Published on July 15th, 2011

Below are pictures from the evening race at the Manhattan Sailing Club on July 14, 2011. During the race, a brief but vicious thunderstorm came through New York Harbor, with winds of 45-50 knots and driving rain. One of the boats, a J/24 named Great Republic, capsized, almost righted itself, and then went over for good, sinking just northeast of Ellis Island.

There were no injuries. The skipper and crew were calm and professional, organizing themselves at the safest positions on the overturned boat. Help from the Manhattan Sailing Club support boats came quickly, and the crew was pulled out of the water. Other sailing boats from the race that were close by came to assist as well.

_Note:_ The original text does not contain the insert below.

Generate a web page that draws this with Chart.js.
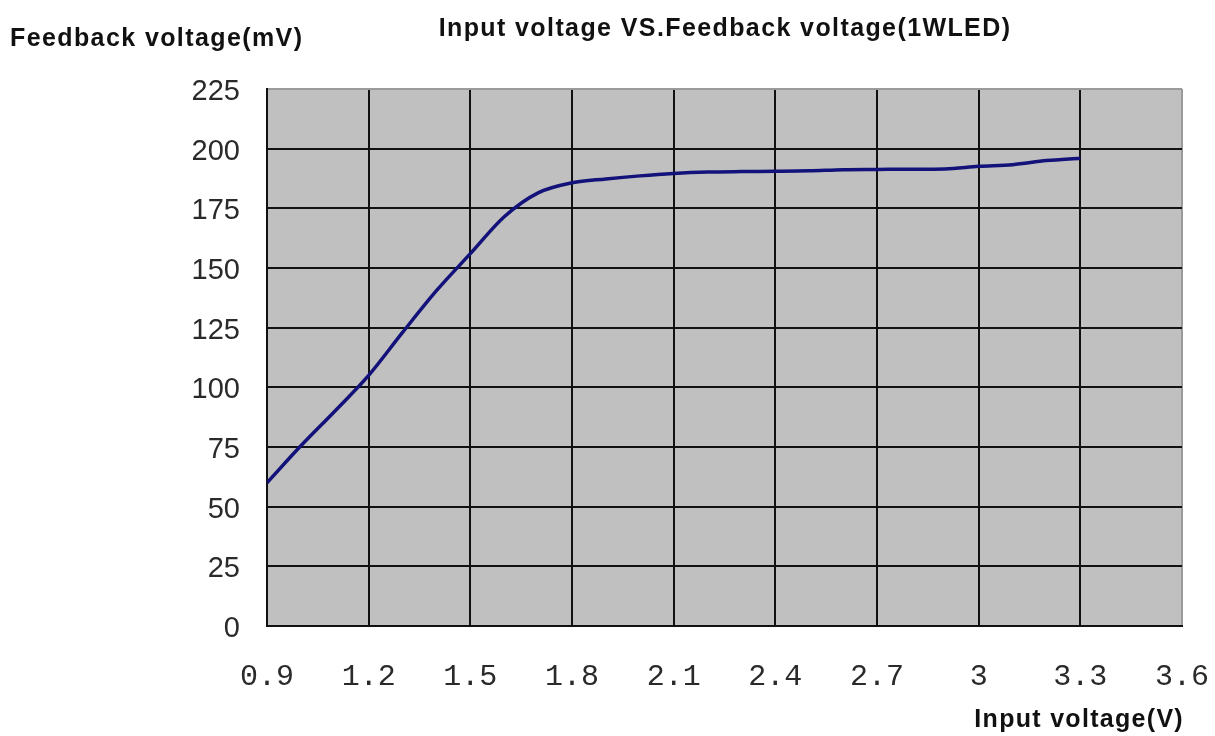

And then, of course, after the storm……..a beautiful rainbow. — Scot Surbeck

Comment from the Skipper of High Hopes who was competing in the race:

The squall came on very-fast. One minute we were racing upwind to the last windward mark, and the next minute the committee radioed the fleet to abandon the race and take all sails down. The horizon was dark at that point but the severe wind and rain hadn’t started yet.

We were a little slow about getting the sails down mainly because we were bummed about the bad luck of having the race canceled while we were leading, but we still had our headsail down in about two minutes after abandonment. At that point the wind had almost doubled (in 2 minutes) and the rain started to pelt us. We got our main down one minute after that but by then we were in a full white squall.

Water droplets were so thick in the air above the whitecaps that we could no longer see the Brooklyn shore downwind of us. Things were intense enough that even with no sails the boat was hard to handle. We had to move the crew weight aft in the boat so the engine would get traction in the white-caped waves and gusting wind. After the engine was making good contact with the water we could steer into the weather which was greatly needed to get the boat under control.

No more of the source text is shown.